State how many lines of the entries hold the string "matplotlib", and output nothing but that count.

§ DATA IN THIS EXERCISE
--- begin ---

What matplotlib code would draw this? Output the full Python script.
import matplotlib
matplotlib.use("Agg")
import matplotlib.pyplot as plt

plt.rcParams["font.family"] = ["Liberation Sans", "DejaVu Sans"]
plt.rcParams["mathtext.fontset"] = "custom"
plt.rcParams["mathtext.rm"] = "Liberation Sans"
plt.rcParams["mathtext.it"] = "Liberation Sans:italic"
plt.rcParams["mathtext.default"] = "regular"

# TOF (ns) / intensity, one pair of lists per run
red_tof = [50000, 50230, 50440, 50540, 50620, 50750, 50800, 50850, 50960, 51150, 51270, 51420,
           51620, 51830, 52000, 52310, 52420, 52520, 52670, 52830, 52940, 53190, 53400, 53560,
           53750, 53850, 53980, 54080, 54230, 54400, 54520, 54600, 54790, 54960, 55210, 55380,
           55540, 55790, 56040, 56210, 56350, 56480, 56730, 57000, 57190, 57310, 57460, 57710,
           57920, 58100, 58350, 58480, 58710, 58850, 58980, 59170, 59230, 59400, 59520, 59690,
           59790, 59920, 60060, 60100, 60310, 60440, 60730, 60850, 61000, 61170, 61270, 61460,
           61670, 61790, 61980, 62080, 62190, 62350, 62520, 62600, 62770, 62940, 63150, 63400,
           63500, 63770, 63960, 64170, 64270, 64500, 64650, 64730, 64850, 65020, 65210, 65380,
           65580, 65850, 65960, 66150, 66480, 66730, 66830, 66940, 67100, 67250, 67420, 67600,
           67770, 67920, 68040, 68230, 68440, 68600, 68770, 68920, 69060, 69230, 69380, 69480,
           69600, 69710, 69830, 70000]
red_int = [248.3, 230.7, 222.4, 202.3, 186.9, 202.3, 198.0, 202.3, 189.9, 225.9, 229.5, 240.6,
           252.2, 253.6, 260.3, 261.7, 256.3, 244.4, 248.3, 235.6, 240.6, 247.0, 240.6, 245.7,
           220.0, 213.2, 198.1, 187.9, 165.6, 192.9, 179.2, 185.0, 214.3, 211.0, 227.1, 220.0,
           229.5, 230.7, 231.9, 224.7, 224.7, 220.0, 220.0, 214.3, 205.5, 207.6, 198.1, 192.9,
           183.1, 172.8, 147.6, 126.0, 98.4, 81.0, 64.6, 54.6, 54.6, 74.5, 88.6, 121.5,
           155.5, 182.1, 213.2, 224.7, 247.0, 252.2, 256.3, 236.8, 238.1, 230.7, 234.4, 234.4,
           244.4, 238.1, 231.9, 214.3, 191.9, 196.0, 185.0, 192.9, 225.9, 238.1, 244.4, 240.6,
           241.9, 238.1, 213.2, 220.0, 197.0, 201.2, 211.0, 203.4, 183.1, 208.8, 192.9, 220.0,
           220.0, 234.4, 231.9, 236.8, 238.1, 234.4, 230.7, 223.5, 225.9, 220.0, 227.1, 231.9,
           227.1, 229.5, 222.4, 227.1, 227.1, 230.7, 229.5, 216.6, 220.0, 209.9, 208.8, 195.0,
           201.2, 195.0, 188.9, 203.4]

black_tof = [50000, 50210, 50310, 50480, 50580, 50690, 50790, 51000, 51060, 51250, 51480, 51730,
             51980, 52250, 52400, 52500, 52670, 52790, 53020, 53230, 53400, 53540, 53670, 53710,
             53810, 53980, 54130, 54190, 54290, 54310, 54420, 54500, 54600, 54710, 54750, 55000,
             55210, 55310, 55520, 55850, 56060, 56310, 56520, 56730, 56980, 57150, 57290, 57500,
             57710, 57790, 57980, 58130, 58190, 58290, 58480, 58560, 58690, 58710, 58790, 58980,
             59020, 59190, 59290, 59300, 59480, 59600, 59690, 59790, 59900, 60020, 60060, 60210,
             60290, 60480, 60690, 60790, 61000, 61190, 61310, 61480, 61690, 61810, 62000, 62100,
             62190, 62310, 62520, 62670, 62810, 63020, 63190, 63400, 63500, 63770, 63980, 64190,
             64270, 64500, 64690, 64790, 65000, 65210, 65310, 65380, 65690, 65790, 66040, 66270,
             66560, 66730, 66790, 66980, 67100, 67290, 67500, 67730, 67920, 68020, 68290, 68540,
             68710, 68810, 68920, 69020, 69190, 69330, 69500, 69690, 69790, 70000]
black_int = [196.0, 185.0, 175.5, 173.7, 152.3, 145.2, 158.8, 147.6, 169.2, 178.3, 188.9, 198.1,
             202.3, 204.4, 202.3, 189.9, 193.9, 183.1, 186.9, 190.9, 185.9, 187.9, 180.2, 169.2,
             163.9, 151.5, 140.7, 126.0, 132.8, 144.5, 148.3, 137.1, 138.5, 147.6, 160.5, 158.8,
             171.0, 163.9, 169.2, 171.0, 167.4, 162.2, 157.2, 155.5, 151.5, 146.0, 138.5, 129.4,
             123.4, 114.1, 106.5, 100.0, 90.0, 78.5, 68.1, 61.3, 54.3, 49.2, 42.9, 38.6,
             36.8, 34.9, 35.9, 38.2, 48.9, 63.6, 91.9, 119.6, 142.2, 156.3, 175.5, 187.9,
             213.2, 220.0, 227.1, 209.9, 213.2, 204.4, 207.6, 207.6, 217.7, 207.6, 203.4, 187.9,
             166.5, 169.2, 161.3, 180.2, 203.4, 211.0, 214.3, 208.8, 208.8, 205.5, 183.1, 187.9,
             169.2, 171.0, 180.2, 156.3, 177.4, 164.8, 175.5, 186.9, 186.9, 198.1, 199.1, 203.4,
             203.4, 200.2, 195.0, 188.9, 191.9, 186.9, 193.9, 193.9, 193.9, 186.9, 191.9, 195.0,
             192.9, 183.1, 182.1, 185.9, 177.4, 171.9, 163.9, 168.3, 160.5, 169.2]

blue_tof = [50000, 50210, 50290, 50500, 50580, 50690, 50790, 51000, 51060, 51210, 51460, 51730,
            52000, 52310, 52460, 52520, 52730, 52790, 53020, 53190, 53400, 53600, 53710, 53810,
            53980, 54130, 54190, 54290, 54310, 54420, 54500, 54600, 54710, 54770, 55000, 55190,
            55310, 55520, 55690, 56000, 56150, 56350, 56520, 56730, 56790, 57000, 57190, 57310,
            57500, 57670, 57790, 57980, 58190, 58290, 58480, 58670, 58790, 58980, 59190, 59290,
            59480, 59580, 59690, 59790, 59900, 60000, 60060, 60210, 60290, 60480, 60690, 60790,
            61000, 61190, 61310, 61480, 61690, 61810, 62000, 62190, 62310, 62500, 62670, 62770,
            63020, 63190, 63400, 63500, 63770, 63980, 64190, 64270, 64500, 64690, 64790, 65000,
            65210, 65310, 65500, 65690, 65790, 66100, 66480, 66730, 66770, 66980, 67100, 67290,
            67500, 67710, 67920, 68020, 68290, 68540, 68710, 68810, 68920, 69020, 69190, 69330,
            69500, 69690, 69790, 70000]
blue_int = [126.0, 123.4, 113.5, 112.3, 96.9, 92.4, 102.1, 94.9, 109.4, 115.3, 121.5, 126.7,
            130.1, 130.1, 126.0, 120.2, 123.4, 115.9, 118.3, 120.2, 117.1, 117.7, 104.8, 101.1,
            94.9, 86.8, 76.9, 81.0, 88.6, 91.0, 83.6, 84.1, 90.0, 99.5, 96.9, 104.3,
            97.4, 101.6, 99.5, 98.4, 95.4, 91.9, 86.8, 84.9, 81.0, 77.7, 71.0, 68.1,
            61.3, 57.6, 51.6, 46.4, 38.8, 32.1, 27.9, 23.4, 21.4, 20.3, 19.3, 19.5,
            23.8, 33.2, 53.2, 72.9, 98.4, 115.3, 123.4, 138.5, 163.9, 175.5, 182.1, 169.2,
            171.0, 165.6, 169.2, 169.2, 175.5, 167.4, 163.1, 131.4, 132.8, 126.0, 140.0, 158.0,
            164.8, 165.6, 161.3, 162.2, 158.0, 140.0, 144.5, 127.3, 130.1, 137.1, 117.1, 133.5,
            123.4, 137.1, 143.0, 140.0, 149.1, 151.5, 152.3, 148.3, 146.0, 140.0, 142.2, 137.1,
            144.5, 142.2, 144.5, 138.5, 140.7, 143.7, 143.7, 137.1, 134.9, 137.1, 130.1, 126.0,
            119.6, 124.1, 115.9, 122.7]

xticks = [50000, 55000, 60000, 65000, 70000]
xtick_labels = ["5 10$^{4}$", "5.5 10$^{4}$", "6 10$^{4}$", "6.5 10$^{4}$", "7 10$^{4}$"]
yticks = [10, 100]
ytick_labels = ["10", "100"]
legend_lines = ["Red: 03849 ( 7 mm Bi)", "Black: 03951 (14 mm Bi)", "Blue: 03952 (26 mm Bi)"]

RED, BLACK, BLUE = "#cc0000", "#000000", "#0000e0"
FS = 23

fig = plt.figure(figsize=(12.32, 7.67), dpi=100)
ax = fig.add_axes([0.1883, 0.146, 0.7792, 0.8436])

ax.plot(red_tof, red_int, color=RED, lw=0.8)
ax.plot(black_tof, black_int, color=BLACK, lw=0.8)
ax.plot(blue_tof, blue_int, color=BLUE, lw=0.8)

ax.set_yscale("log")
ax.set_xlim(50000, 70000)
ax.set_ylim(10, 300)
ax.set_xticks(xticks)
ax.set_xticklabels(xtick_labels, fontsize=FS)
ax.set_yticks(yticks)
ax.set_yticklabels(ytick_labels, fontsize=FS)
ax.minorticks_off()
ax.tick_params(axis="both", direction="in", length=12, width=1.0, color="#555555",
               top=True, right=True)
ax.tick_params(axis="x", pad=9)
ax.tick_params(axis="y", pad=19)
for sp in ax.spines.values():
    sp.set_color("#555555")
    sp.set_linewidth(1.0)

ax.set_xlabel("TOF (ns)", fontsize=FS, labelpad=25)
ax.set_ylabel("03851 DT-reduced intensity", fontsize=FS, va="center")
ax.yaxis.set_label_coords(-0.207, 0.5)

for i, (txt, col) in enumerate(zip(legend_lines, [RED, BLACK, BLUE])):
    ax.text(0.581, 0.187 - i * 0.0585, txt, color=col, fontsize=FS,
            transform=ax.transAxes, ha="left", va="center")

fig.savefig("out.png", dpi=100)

--- end ---
--- begin ---

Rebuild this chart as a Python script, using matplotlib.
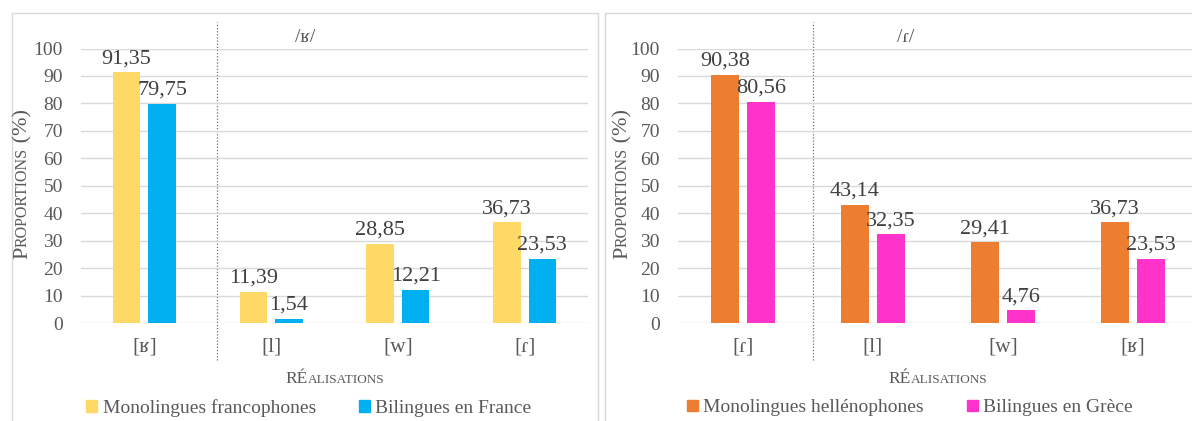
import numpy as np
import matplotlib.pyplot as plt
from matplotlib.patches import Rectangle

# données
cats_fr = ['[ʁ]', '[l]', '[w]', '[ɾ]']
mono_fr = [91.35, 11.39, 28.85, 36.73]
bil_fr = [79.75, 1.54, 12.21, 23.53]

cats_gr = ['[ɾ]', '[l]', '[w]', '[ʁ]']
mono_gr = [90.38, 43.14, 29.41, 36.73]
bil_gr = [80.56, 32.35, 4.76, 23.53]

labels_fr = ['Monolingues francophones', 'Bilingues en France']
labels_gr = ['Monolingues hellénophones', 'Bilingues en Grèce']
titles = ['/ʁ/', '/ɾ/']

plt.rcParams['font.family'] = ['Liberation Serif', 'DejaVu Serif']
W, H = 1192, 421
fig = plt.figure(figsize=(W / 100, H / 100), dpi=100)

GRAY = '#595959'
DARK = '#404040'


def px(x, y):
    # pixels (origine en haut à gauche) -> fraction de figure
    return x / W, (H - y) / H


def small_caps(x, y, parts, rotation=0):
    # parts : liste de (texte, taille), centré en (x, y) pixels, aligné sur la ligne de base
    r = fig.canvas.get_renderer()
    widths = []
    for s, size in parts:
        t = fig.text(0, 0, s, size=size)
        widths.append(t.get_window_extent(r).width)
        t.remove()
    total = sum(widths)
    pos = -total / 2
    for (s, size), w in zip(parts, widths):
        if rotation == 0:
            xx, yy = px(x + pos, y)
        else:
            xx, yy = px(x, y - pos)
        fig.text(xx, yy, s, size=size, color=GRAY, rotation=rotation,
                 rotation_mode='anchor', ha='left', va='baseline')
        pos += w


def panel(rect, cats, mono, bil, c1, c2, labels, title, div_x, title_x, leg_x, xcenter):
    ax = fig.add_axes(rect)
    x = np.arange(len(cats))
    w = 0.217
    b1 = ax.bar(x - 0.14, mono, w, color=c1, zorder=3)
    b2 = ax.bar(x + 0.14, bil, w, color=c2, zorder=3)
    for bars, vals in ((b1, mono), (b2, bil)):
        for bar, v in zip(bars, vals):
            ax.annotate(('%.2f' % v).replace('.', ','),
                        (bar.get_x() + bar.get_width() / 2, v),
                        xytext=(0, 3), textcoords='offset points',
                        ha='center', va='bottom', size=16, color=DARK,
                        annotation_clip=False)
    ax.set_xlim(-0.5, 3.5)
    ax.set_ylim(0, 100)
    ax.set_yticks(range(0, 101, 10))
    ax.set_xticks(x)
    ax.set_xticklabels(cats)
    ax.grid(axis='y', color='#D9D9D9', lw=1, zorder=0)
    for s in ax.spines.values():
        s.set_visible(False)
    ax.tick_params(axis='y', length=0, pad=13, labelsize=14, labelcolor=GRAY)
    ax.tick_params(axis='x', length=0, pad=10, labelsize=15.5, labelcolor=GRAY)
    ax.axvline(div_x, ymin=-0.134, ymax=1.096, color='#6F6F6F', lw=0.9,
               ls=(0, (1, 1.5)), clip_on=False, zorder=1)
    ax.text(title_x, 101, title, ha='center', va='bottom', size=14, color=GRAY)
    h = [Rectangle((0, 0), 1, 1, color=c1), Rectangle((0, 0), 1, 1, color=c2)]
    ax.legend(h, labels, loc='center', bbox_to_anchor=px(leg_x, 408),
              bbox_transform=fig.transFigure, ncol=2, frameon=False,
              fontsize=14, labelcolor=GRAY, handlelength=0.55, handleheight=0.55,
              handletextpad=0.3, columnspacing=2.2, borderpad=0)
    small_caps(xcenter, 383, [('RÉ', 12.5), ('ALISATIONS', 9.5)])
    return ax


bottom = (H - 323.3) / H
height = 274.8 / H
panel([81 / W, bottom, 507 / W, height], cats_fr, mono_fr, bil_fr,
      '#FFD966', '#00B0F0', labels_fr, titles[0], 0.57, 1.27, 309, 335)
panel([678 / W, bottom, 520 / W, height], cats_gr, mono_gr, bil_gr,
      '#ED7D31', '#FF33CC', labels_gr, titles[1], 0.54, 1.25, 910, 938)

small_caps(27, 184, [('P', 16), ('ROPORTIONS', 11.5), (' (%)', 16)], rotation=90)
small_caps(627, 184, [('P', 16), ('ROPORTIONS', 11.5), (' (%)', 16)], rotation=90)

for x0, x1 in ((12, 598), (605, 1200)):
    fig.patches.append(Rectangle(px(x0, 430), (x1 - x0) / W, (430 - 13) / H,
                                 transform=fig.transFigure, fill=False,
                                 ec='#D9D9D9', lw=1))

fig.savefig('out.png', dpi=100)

--- end ---
--- begin ---

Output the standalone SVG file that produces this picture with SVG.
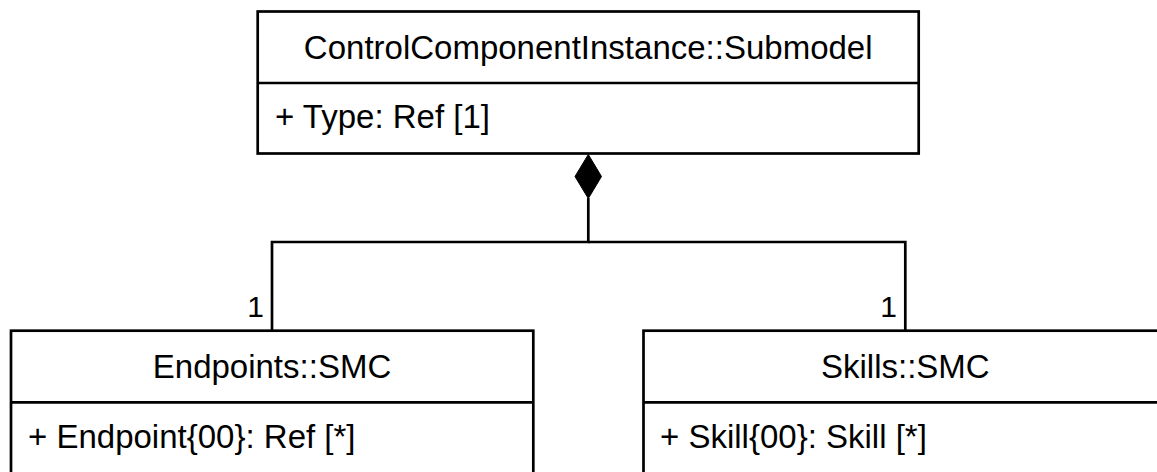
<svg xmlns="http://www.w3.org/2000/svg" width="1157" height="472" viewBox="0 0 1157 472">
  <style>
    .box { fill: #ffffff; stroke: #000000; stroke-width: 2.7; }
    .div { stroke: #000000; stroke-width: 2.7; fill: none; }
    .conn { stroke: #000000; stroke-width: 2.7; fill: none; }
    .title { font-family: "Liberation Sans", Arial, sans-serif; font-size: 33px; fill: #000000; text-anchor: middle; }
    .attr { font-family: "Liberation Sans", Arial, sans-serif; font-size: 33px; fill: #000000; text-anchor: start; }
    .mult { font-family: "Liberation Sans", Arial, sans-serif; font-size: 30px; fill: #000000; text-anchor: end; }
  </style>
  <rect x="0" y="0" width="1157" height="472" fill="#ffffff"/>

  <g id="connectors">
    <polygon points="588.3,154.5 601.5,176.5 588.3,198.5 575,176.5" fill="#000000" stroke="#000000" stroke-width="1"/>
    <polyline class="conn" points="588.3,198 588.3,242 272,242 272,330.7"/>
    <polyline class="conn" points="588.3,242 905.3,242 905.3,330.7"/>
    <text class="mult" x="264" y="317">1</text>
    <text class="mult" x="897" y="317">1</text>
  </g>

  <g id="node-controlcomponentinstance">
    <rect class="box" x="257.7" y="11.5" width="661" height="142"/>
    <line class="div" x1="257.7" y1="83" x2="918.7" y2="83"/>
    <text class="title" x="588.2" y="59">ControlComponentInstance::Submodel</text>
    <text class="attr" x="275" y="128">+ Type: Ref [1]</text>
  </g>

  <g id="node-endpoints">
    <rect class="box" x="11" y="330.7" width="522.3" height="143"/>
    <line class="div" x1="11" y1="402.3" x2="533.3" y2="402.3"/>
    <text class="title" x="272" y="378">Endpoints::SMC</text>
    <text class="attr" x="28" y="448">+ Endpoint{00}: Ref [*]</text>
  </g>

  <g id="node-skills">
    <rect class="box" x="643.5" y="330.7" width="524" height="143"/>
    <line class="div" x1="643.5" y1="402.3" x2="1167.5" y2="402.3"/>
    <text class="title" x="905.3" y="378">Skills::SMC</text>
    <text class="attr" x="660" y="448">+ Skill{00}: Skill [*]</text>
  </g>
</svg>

--- end ---

§ OUTPUT OF THE EXERCISE
7